IIRC states IR as "designed by business for business" (IIRC 2013a, p3). This statement gives rise to the debate as to whether IR is of interest to the public or only for an organisation. IR emphasises on inter-relations between six capitals financial, manufactured, intellectual, human, social and relationship, and natural to create value over time in organisation (Dillard, 2014). However, it states that organisations can only achieve sustainability if all six capitals show no value decrease from the activities of an organisation. Furthermore, IIRC does not require companies to report on sustainability if this condition of no decrease in value of capitals is not met. It also does not require organisations to report on the full impact of their activities on stakeholders, environment and society. Therefore, it can be said that IIRC abandoned reporting on sustainability.

The abandonment of sustainability is also evident from the program of IIRC, it highlighted on issues such as governance, business strategy, performance and prospects, however, the acknowledgement was that the implications of sustainability to create value for an organisation was minimum. Hence, IR's concept of social and environmental reporting is narrow (Dillard, 2014).

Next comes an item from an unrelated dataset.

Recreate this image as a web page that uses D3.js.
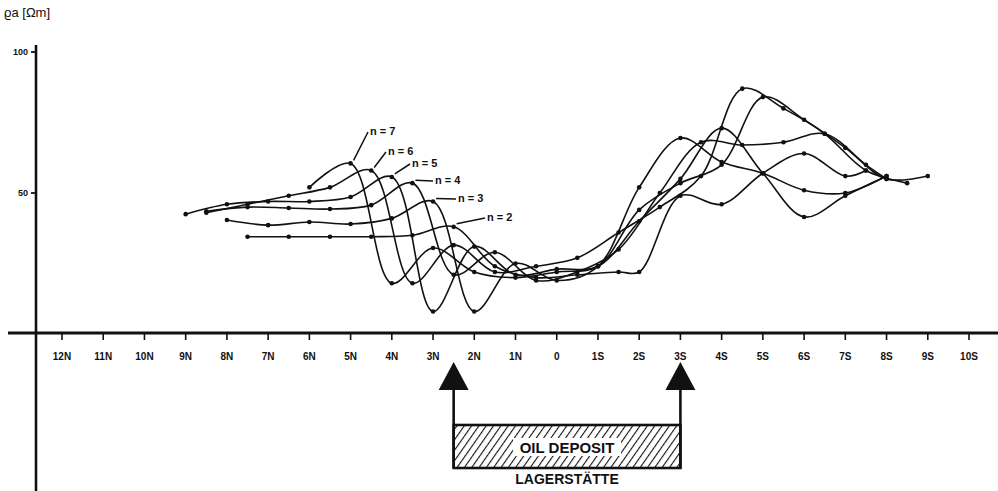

Adams and Whelan (cited in Adams, 2014) suggest that any changes in corporate disclosure, is governed with profit maximisation. According to financial officers, social and environmental sustainability cost are unnecessary to a firm, it provides only moral obligation or benefit, and the main objective of an organisation is to focus on profit gains and cost cutting (Adams, 2014). This is also emphasised by the fact that organisations are created to maximise shareholders' value. Therefore, the risks associated with sustainability is ignored, which leads to decrease in value for society.